[begin PROVIDED DATA]

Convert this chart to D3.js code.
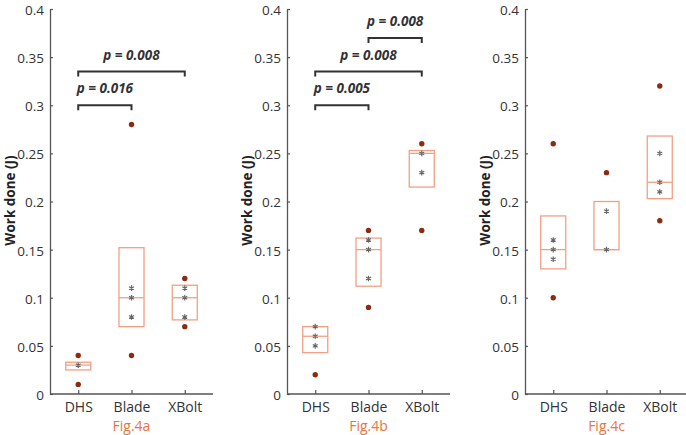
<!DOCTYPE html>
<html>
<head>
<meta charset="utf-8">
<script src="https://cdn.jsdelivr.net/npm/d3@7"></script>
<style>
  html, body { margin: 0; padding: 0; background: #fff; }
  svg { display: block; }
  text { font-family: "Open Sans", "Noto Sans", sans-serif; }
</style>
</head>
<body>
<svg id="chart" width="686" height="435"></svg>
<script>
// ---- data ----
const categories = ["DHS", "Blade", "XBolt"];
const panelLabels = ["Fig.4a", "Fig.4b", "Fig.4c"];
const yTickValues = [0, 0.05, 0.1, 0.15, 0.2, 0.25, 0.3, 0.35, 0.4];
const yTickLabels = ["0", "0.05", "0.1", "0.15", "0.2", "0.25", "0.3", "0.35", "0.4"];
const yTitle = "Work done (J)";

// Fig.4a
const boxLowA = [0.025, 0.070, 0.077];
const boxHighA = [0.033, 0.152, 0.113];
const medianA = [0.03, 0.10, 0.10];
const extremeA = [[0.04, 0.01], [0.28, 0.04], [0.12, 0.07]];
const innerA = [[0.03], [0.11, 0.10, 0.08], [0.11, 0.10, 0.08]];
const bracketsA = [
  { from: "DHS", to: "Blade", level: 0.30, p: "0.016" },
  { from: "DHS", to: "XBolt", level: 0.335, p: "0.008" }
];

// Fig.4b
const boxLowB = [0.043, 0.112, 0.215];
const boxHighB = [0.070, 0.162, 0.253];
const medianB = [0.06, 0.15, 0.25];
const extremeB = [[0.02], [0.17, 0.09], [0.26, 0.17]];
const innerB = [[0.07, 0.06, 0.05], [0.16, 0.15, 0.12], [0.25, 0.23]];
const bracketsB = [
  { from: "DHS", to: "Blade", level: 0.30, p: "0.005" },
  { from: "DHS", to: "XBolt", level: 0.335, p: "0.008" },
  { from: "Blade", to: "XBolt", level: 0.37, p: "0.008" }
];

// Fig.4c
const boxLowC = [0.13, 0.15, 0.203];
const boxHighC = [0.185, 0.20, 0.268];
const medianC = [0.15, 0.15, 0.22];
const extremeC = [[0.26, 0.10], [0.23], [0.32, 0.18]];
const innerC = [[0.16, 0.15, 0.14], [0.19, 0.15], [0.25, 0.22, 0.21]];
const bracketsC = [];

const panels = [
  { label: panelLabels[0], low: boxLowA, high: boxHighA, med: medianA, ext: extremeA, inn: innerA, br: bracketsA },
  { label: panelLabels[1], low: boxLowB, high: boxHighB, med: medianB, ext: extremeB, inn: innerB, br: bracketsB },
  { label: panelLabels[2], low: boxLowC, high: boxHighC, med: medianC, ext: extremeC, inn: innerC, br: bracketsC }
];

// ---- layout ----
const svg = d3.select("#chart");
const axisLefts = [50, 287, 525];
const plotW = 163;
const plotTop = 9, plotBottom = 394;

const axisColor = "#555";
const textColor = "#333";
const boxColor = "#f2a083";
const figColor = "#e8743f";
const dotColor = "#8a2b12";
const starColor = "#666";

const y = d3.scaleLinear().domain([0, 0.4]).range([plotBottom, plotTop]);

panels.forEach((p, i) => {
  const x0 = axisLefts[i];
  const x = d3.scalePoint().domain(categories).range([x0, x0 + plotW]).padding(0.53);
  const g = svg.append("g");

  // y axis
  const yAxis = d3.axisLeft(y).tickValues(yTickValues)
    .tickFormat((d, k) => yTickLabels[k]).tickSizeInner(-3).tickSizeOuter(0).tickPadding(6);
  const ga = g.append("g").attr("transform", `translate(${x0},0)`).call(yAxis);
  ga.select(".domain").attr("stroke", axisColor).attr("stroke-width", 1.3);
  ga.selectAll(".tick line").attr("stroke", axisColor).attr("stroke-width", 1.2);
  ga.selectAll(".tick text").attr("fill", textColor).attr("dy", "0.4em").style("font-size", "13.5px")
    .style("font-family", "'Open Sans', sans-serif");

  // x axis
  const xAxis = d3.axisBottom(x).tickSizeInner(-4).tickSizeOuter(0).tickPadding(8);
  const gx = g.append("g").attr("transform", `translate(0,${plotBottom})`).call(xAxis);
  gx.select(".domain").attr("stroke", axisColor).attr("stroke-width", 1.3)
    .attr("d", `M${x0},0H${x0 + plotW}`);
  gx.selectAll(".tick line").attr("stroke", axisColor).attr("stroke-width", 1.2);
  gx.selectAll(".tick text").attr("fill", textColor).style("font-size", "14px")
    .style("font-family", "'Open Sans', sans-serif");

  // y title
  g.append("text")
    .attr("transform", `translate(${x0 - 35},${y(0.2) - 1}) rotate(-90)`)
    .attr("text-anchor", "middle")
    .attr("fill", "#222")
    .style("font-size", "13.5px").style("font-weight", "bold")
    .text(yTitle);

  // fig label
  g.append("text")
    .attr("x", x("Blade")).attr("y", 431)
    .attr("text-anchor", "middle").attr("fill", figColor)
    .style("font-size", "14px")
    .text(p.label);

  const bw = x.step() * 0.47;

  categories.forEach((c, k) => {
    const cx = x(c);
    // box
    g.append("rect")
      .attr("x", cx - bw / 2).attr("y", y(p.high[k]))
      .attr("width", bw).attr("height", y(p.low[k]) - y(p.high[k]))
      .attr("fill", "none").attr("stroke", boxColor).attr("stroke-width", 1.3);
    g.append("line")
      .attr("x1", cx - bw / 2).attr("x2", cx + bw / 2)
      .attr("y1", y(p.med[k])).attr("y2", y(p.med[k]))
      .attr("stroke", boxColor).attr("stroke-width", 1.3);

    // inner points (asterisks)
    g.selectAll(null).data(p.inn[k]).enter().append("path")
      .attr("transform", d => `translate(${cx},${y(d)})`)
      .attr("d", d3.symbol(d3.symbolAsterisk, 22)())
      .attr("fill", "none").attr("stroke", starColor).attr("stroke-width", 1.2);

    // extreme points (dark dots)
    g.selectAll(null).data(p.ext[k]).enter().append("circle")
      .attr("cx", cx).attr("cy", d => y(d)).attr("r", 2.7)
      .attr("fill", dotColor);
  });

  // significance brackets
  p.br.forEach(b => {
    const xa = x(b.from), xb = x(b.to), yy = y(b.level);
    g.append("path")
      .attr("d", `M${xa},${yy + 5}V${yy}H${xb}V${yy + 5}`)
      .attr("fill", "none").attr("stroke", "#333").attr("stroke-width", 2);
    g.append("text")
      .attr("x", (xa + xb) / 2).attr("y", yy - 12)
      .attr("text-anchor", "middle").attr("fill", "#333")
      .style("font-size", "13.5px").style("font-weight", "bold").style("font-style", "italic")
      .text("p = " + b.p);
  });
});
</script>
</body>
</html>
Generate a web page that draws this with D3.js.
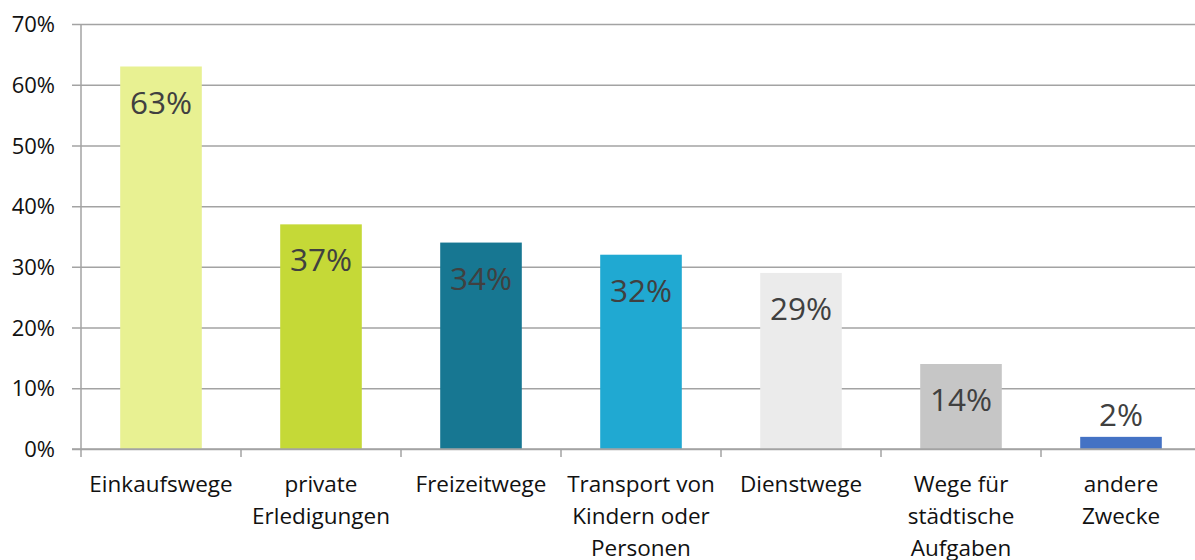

[end PROVIDED DATA]
[begin PROVIDED DATA]

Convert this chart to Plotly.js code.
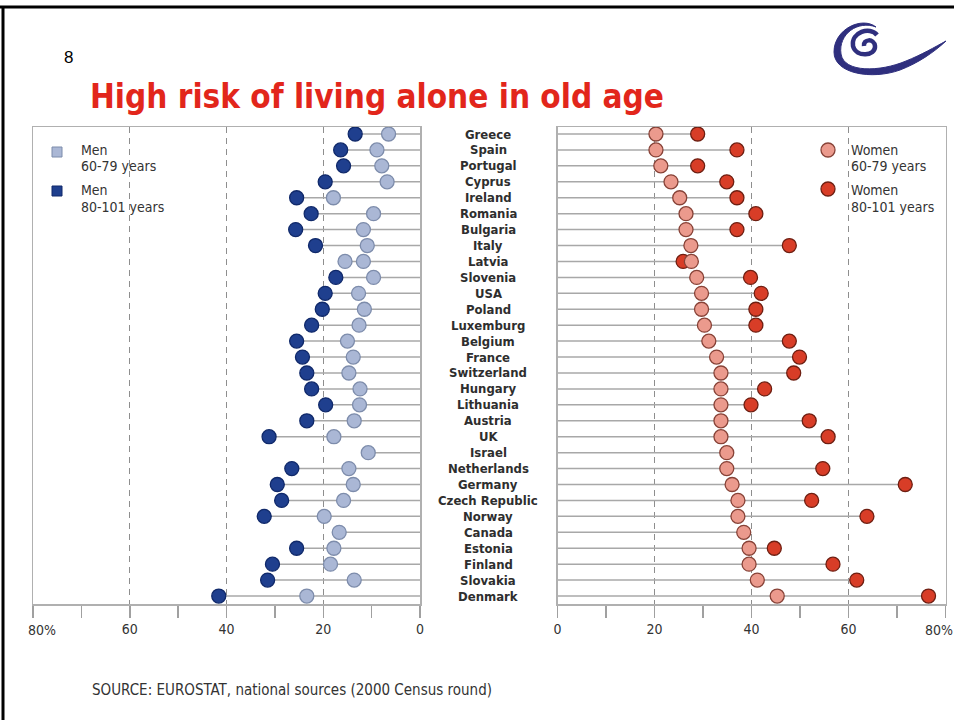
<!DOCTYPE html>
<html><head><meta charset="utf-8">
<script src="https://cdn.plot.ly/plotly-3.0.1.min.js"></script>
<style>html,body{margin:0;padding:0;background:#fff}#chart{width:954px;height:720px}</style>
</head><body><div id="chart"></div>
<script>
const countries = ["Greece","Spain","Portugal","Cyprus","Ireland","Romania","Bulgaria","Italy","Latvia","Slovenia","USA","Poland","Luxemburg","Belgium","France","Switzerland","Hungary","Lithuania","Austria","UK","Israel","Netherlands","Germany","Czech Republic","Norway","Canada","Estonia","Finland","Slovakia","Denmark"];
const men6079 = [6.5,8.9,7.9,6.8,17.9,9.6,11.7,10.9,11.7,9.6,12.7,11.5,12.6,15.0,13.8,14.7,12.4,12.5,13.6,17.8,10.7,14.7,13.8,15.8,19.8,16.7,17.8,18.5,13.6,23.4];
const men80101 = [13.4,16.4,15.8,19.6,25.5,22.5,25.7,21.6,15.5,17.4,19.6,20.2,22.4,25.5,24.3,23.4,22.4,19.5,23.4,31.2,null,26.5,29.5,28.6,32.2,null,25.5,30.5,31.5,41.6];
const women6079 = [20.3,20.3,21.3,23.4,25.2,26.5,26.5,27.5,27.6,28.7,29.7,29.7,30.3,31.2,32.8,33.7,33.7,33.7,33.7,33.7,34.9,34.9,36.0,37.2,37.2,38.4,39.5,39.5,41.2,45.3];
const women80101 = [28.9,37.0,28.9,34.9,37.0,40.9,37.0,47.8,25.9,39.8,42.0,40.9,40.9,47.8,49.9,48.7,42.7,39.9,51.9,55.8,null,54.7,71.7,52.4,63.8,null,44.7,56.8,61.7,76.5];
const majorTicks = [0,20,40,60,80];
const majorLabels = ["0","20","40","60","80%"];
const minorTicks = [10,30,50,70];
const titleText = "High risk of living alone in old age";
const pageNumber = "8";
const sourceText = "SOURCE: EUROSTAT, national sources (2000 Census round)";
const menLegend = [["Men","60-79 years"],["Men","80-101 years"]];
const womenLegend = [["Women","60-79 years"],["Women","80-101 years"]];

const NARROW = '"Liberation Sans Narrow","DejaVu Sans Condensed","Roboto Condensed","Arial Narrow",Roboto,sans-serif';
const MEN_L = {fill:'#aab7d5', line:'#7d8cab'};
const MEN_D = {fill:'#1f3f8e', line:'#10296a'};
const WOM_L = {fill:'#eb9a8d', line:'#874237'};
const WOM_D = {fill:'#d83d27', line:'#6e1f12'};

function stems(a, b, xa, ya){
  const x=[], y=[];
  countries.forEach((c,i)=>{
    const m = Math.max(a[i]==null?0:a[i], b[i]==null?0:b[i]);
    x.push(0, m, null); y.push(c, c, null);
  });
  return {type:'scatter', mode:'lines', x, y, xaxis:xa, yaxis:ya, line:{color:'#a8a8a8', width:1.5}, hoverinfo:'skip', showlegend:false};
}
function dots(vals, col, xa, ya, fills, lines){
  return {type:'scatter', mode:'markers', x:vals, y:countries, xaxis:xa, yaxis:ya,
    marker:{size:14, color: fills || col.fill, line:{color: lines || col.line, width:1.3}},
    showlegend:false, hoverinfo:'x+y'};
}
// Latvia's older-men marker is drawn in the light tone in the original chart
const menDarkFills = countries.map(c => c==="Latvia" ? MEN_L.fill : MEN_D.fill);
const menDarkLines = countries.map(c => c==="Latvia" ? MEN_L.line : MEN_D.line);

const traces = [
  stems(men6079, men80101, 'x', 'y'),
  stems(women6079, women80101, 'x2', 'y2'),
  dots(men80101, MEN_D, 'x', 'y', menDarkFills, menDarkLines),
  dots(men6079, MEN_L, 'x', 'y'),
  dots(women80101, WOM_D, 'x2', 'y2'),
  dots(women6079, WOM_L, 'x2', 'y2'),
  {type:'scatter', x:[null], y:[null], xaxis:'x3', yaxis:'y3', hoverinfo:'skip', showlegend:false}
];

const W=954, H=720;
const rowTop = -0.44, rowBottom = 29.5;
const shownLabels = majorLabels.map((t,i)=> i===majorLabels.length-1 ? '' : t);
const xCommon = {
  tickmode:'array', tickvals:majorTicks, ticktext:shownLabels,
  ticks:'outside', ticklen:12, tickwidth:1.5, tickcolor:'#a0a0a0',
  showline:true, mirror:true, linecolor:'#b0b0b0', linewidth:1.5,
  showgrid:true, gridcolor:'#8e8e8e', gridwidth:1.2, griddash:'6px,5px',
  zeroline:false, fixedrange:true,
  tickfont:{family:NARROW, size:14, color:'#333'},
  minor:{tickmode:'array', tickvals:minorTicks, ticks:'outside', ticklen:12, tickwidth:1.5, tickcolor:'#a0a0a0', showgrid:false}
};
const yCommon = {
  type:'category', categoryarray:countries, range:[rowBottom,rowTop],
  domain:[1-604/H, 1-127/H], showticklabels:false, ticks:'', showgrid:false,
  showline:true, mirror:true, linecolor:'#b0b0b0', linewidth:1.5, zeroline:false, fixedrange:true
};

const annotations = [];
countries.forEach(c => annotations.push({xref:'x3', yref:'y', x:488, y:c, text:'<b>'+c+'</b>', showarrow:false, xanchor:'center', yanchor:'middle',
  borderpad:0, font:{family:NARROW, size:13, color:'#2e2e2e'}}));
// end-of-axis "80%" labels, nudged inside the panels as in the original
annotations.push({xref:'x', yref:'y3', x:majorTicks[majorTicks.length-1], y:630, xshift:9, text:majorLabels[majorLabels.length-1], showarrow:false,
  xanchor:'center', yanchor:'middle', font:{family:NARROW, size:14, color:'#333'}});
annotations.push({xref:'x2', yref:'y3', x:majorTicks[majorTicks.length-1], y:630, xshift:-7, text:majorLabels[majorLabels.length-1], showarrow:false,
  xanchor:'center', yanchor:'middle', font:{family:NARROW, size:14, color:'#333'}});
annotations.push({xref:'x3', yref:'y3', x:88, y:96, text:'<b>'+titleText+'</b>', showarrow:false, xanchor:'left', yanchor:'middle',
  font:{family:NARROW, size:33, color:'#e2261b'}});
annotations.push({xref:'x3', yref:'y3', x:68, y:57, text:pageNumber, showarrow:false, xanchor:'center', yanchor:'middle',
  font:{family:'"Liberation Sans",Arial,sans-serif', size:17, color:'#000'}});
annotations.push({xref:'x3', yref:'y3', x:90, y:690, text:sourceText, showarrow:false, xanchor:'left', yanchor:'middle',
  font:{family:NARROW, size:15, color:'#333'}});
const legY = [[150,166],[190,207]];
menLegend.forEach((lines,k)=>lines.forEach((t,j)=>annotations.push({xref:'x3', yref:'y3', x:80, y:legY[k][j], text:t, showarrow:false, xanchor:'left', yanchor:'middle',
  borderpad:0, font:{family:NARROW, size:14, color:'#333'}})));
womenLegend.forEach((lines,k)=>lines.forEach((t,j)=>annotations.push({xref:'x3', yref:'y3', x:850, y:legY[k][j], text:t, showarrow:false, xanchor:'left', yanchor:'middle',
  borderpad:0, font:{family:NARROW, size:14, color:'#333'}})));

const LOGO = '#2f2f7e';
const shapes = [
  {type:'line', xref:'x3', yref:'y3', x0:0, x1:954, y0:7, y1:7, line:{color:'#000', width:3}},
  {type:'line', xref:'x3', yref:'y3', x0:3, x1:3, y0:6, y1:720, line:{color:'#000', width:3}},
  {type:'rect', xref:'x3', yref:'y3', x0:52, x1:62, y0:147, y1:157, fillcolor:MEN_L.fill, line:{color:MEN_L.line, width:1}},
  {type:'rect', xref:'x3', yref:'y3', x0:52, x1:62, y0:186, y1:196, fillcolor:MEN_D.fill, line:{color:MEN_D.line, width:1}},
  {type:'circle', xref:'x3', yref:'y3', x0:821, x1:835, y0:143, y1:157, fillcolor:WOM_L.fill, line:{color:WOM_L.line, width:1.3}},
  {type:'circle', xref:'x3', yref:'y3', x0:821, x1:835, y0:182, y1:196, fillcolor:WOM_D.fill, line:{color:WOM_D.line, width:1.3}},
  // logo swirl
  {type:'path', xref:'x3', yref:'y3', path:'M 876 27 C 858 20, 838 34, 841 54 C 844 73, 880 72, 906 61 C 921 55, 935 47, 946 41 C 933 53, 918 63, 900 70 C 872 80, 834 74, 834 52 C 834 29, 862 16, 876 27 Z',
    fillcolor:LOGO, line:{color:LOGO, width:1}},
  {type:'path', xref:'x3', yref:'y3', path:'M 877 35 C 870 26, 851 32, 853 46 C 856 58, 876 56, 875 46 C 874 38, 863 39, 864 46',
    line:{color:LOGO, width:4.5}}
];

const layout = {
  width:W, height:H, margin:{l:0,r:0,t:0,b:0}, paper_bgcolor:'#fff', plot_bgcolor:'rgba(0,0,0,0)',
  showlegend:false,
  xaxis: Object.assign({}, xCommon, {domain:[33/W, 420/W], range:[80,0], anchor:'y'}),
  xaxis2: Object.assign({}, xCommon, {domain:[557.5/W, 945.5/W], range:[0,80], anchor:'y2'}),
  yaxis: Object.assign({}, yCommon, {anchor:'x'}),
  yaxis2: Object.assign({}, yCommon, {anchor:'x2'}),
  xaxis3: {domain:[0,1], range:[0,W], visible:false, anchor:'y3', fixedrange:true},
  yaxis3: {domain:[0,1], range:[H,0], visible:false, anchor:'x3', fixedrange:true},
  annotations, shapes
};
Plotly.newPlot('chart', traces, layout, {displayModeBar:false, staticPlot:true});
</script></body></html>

[end PROVIDED DATA]
[begin PROVIDED DATA]

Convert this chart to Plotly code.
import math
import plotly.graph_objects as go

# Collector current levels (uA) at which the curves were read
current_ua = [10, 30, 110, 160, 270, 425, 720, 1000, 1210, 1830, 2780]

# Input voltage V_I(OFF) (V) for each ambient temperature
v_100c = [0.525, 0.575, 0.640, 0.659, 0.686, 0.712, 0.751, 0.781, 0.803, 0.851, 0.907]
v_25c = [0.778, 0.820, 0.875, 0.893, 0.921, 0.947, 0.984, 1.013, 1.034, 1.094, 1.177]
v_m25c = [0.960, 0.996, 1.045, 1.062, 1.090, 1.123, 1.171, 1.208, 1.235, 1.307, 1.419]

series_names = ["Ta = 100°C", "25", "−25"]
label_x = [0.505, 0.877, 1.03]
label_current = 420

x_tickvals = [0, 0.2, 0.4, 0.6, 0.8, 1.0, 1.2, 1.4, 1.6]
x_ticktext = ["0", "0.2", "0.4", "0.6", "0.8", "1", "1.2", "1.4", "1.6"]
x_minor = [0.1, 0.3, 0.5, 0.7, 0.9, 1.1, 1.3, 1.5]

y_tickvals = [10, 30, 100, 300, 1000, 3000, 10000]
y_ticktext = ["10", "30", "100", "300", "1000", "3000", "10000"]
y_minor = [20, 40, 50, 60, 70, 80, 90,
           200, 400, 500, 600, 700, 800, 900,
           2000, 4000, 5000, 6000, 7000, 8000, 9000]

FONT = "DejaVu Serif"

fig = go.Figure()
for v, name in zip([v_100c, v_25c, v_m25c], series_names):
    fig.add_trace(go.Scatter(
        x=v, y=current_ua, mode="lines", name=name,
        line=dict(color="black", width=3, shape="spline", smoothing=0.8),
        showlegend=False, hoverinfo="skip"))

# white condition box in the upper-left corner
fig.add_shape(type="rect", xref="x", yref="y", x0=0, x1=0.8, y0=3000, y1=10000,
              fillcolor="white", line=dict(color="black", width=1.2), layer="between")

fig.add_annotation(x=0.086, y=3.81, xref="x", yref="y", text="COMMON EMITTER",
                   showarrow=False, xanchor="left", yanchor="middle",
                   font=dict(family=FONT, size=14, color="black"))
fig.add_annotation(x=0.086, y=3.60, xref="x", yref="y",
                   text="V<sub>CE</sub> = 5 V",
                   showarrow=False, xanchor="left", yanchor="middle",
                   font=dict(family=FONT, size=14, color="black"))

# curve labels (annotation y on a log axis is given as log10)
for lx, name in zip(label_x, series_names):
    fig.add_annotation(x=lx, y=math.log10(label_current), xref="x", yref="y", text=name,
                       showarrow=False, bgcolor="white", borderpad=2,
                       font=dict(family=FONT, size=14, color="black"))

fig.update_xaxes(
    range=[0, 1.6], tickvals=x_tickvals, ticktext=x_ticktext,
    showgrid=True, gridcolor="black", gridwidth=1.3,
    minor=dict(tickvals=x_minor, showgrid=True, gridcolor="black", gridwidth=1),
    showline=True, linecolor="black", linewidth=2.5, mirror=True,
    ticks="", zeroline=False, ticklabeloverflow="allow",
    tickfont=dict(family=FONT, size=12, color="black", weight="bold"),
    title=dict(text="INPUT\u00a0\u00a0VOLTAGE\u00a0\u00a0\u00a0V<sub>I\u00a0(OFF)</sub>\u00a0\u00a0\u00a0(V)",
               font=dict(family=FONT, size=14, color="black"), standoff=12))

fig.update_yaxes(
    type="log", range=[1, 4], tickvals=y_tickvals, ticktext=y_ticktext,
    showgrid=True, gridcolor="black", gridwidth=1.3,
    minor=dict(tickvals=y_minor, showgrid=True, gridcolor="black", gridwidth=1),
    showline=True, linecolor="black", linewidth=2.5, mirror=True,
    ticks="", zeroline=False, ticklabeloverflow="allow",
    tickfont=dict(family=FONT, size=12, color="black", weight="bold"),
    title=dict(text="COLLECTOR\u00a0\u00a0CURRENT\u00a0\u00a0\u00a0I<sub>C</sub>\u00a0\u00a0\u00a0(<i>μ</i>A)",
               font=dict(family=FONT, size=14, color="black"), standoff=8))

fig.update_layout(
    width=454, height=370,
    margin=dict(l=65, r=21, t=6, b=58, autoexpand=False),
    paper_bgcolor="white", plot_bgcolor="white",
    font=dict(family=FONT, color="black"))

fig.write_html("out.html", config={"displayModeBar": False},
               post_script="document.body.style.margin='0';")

[end PROVIDED DATA]

● EXERCISE
Where a line of the records above holds the word "this", copy that line.

● PROBLEM SOLUTION
Convert this chart to D3.js code.
Generate a web page that draws this with D3.js.
Convert this chart to Plotly.js code.
Convert this chart to Plotly code.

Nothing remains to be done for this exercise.